巷間飛び交う色々な情報で時々「?、何か変だな」と思うものがありますよね。最近思うのが、東京オリンピックが仮に中止となった時の、損害賠償問題です。国際オリンピック委員会(IOC)のみが中止や延期の決定権を持ち、かつ仮に東京都が中止した時にはIOCが東京都に損害賠償を請求するというのです。金額は数百億円から数千億円まで幅広く論じられています。この事実を知ると「一方的ではないか」と日本国民は憤りを持つのではないでしょうか。
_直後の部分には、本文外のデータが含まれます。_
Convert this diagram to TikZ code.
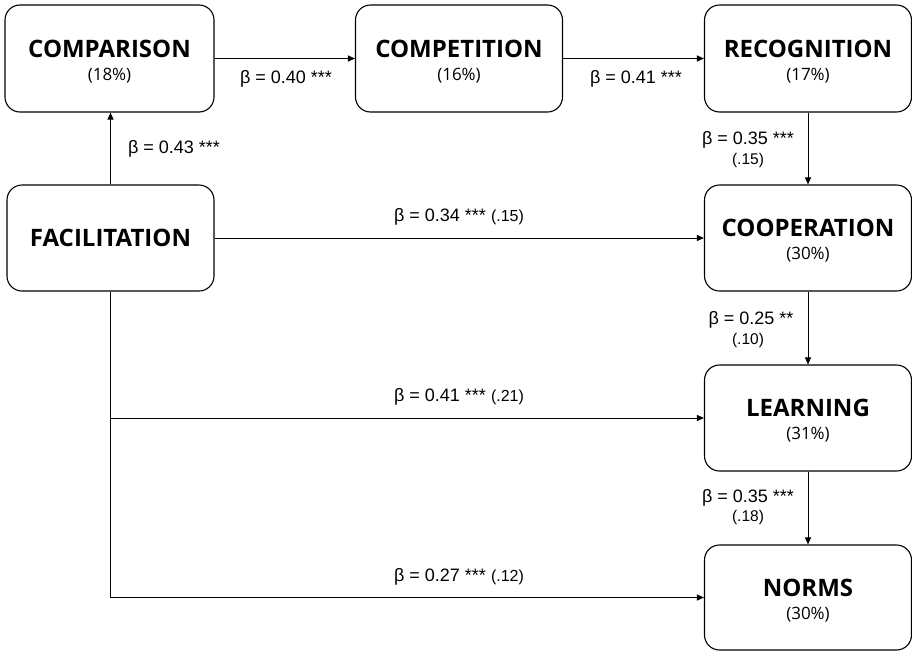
\documentclass[tikz,border=0pt]{standalone}
\usepackage{fontspec}
\setmainfont{Liberation Sans}
\newfontfamily\titlefont{Open Sans}
\usetikzlibrary{arrows.meta}
\newcommand{\stars}[1]{#1}
\newcommand{\smallse}[1]{{\fontsize{16}{16}\selectfont #1}}
\begin{document}
\begin{tikzpicture}[x=1pt,y=-1pt,
  box/.style={draw, rounded corners=15pt, line width=1.1pt, minimum width=207pt, minimum height=106pt, inner sep=0pt},
  title/.style={font=\titlefont\bfseries\fontsize{24}{26}\selectfont, inner sep=0pt},
  pct/.style={font=\titlefont\fontsize{17}{19}\selectfont, inner sep=0pt},
  conn/.style={line width=1pt, -{Triangle[length=7pt,width=6pt]}},
  lbl/.style={font=\fontsize{18}{20}\selectfont, inner sep=0pt},
  se/.style={font=\fontsize{15.5}{17}\selectfont, inner sep=0pt},
]
\useasboundingbox (0,0) rectangle (912,651);
% boxes
\node[box, minimum width=209pt, minimum height=107pt] (comp) at (109.5,58.5) {};
\node[box, minimum height=107pt] (compet) at (459,58.5) {};
\node[box, minimum height=107pt] (recog) at (808,58.5) {};
\node[box] (facil) at (110.5,238) {};
\node[box] (coop) at (808,238) {};
\node[box] (learn) at (808,418) {};
\node[box, minimum height=105pt] (norms) at (808,597.5) {};
% texts
\node[title] (compT) at ([yshift=10pt]comp.center) {COMPARISON};
\node[pct] (compP) at ([yshift=-17pt]comp.center) {(18\%)};
\node[title] (competT) at ([yshift=10pt]compet.center) {COMPETITION};
\node[pct] (competP) at ([yshift=-17pt]compet.center) {(16\%)};
\node[title] (recogT) at ([yshift=10pt]recog.center) {RECOGNITION};
\node[pct] (recogP) at ([yshift=-17pt]recog.center) {(17\%)};
\node[title] (facilT) at (facil.center) {FACILITATION};
\node[title] (coopT) at ([yshift=10pt]coop.center) {COOPERATION};
\node[pct] (coopP) at ([yshift=-17pt]coop.center) {(30\%)};
\node[title] (learnT) at ([yshift=10pt]learn.center) {LEARNING};
\node[pct] (learnP) at ([yshift=-17pt]learn.center) {(31\%)};
\node[title] (normsT) at ([yshift=10pt]norms.center) {NORMS};
\node[pct] (normsP) at ([yshift=-17pt]norms.center) {(30\%)};
% connectors
\draw[conn] (facil.north) -- (facil.north |- comp.south);
\draw[conn] (comp.east) -- (compet.west);
\draw[conn] (compet.east) -- (recog.west);
\draw[conn] (recog.south) -- (coop.north);
\draw[conn] (facil.east) -- (coop.west);
\draw[conn] (coop.south) -- (learn.north);
\draw[conn] (learn.south) -- (norms.north);
\draw[conn] (facil.south) |- (norms.west);
\coordinate (branch) at (facil.south |- learn.west);
\draw[conn] (branch) -- (learn.west);
% labels
\node[lbl] (l1) at (174,149) {β = 0.43 \stars{***}};
\node[lbl] (l2) at (286,79) {β = 0.40 \stars{***}};
\node[lbl] (l3) at (636,79) {β = 0.41 \stars{***}};
\node[lbl] (l4) at (748,140) {β = 0.35 \stars{***}};
\node[se] (l4b) at (748,160) {(.15)};
\node[lbl] (l5) at (459,217) {β = 0.34 \stars{***} \smallse{(.15)}};
\node[lbl] (l6) at (751,320) {β = 0.25 \stars{**}};
\node[se] (l6b) at (748,340) {(.10)};
\node[lbl] (l7) at (459,397) {β = 0.41 \stars{***} \smallse{(.21)}};
\node[lbl] (l8) at (748,498) {β = 0.35 \stars{***}};
\node[se] (l8b) at (748,517) {(.18)};
\node[lbl] (l9) at (459,577) {β = 0.27 \stars{***} \smallse{(.12)}};
\end{tikzpicture}
\end{document}
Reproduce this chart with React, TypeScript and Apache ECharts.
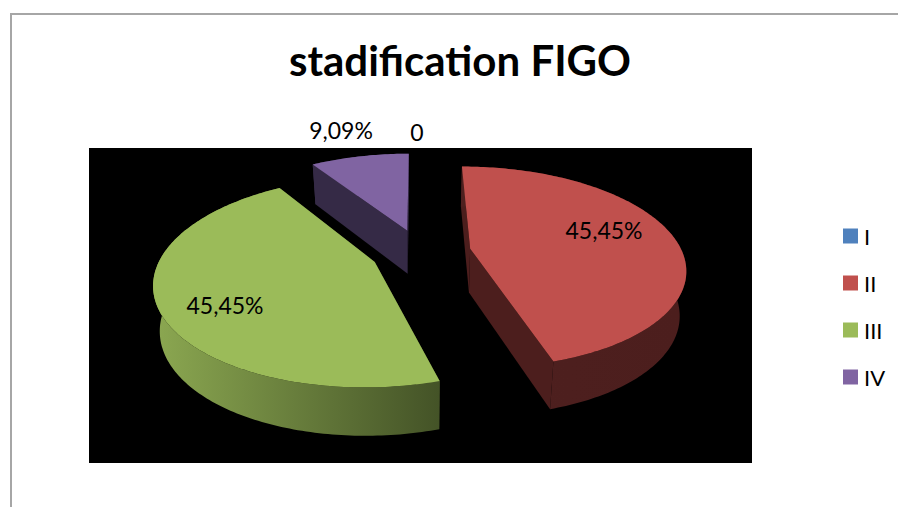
import React, { useEffect, useRef } from "react";
import * as echarts from "echarts";

const titleText = "stadification FIGO";
const stages = ["I", "II", "III", "IV"];
const counts = [0, 5, 5, 1];
const topColors = ["#4f81bd", "#c0504d", "#9bbb59", "#8064a2"];
const wallColors: string[][] = [
  ["#27405e", "#27405e"],
  ["#4e201f", "#4c1e1d"],
  ["#8aa650", "#445327"],
  ["#352a46", "#352a46"],
];
const labelPositions: number[][] = [
  [417, 132],
  [604, 230],
  [225, 305],
  [341, 130],
];

const FONT = "Lato";
const START_DEG = -0.2;
const CX = 421;
const CY = 252;
const R = 212;
const TILT = 98.3;
const PERSP = 0.184;
const EXPLODE = 50;
const WALL = 44;
const WALL_P = 4;
const SHRINK = 0.975;
const total = counts.reduce((a, b) => a + b, 0);

function project(X: number, Z: number, lower: boolean): number[] {
  const s = 1 / (1 - (PERSP * Z) / R);
  const x = X * s;
  const y = (Z / R) * TILT * s;
  if (!lower) return [CX + x, CY + y];
  return [CX + x * SHRINK, CY + y + WALL + (WALL_P * Z) / R];
}

function sliceGeometry(i: number, value: number) {
  const before = counts.slice(0, i).reduce((a, b) => a + b, 0);
  const a0 = START_DEG + (before / total) * 360;
  const a1 = a0 + (value / total) * 360;
  const mid = (((a0 + a1) / 2) * Math.PI) / 180;
  const ax = Math.sin(mid) * EXPLODE;
  const az = -Math.cos(mid) * EXPLODE;
  const steps = Math.max(2, Math.ceil(a1 - a0));
  const rim: number[][] = [];
  for (let k = 0; k <= steps; k++) {
    const t = ((a0 + ((a1 - a0) * k) / steps) * Math.PI) / 180;
    rim.push([ax + Math.sin(t) * R, az - Math.cos(t) * R]);
  }
  return { ax, az, rim };
}

function makeRenderItem(i: number) {
  return (_params: any, api: any) => {
    const value = api.value(0);
    const children: any[] = [];
    if (value > 0) {
      const { ax, az, rim } = sliceGeometry(i, value);
      const topRim = rim.map((p) => project(p[0], p[1], false));
      const lowRim = rim.map((p) => project(p[0], p[1], true));
      const apexTop = project(ax, az, false);
      const apexLow = project(ax, az, true);
      const xs = lowRim.map((p) => p[0]);
      const wallFill = new echarts.graphic.LinearGradient(
        Math.min(...xs), 0, Math.max(...xs), 0,
        [
          { offset: 0, color: wallColors[i][0] },
          { offset: 1, color: wallColors[i][1] },
        ],
        true
      );
      const faceFill = wallColors[i][1];
      const last = rim.length - 1;
      children.push({
        type: "polygon",
        shape: { points: [apexTop, topRim[0], lowRim[0], apexLow] },
        style: { fill: faceFill },
      });
      children.push({
        type: "polygon",
        shape: { points: [apexTop, topRim[last], lowRim[last], apexLow] },
        style: { fill: faceFill },
      });
      children.push({
        type: "polygon",
        shape: { points: [...topRim, ...lowRim.slice().reverse()] },
        style: { fill: wallFill },
      });
      children.push({
        type: "polygon",
        shape: { points: [apexTop, ...topRim] },
        style: { fill: topColors[i] },
      });
    }
    children.push({
      type: "text",
      z2: 10,
      x: labelPositions[i][0],
      y: labelPositions[i][1],
      style: {
        text: value === 0 ? "0" : ((value / total) * 100).toFixed(2).replace(".", ",") + "%",
        font: `23px ${FONT}`,
        fill: "#000",
        align: "center",
        verticalAlign: "middle",
      },
    });
    return { type: "group", children };
  };
}

export default function App() {
  const ref = useRef<HTMLDivElement>(null);
  useEffect(() => {
    document.body.style.margin = "0";
    const chart = echarts.init(ref.current!, undefined, { renderer: "svg" });
    const order = [3, 1, 2, 0];
    chart.setOption({
      animation: false,
      backgroundColor: "#fff",
      title: {
        text: titleText,
        left: 455,
        top: 34,
        textAlign: "center",
        textStyle: { fontFamily: FONT, fontWeight: "bold", fontSize: 42, color: "#000" },
      },
      grid: { show: true, left: 89, top: 148, width: 663, height: 315, backgroundColor: "#000", borderWidth: 0 },
      xAxis: { type: "value", show: false },
      yAxis: { type: "value", show: false },
      legend: {
        data: stages,
        orient: "vertical",
        left: 838,
        top: 220,
        icon: "rect",
        itemWidth: 15,
        itemHeight: 15,
        itemGap: 25,
        selectedMode: false,
        textStyle: { fontFamily: FONT, fontSize: 22, color: "#000", padding: [0, 0, 4, 1], lineHeight: 15 },
      },
      graphic: [
        {
          type: "polyline",
          silent: true,
          shape: { points: [[11, 507], [11, 14], [898, 14]] },
          style: { stroke: "#a6a6a6", lineWidth: 2, fill: "none" },
        },
      ],
      series: order.map((i) => ({
        type: "custom",
        name: stages[i],
        coordinateSystem: "none",
        silent: true,
        itemStyle: { color: topColors[i] },
        data: [[counts[i]]],
        renderItem: makeRenderItem(i),
      })),
    });
    return () => chart.dispose();
  }, []);
  return <div ref={ref} style={{ position: "fixed", left: 0, top: 0, width: 898, height: 507, overflow: "hidden" }} />;
}
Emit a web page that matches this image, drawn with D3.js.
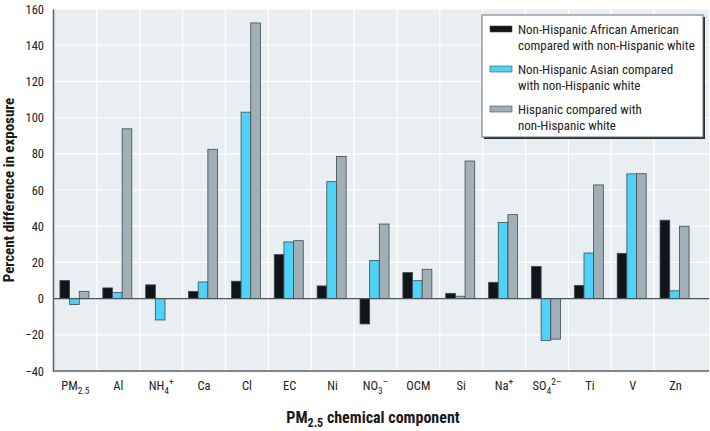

東京都(と大会組織委員会)がIOCと締結した契約書の内容を、一介の市民である私が知る由もありません。しかしメディアから流れる契約内容は、明治時代に日本を苦しめた不平等条約のようです。大会の中止又は延期の決定権、大会中止の時の損害賠償請求権の他に、バッハ会長ほかIOC高官の滞在費用の過半も日本側が負担するようです。高級ホテルに滞在し、美味を食し高級ワインを痛飲し、コロナ感染防止策に人手や費用をかけても、IOCが負担するのはごく僅かとのこと。「何という事でしょう!」。
東京都や大会組織委員会が負担する費用は元を辿れば私たちの税金なのです。従って、「大会の中止又は延期」が「大会実施」を支持する声よりも大きくなっている事実には納得いきます。何故なら、喫緊かつ身近の問題として、コロナ用ワクチンの接種を大至急受けたいからです。誰だってもコロナに感染したくはありませんよね。大会開催に掛ける費用をワクチン接種等に回して欲しいという願いは切実です。
ところで、IOCが何故このような不平等契約を締結することを強要するのでしょうか。商事に係る契約では、当事者が負担する義務(債務)や権利はぼぼ同等です。このような契約方式を双務契約と呼んでいます。ほぼ同一の義務と権利ですから、「一方的に押し切られた」という不満は蓄積しません。互いに納得しているからです。
しかし、オリンピック開催に限っては事情が異なるようです。開催を誘致したい都市(と国)が弱腰となっている為に、一部の契約内容が不平等であっても甘受してしまうのでしょう。IOCの上層部はオリンピック開催をネタに私腹を肥やしていると言えないでしょうか。こんなことが許されるのでしょうか。
近代オリンピックを始めたクーベルタン男爵は、肥大化し商業化が激しい今のオリンピックをどのようにみているのでしょうか。草葉の陰で永眠しているクーベルタン男爵に質問したいと思うのは私だけでしょうか。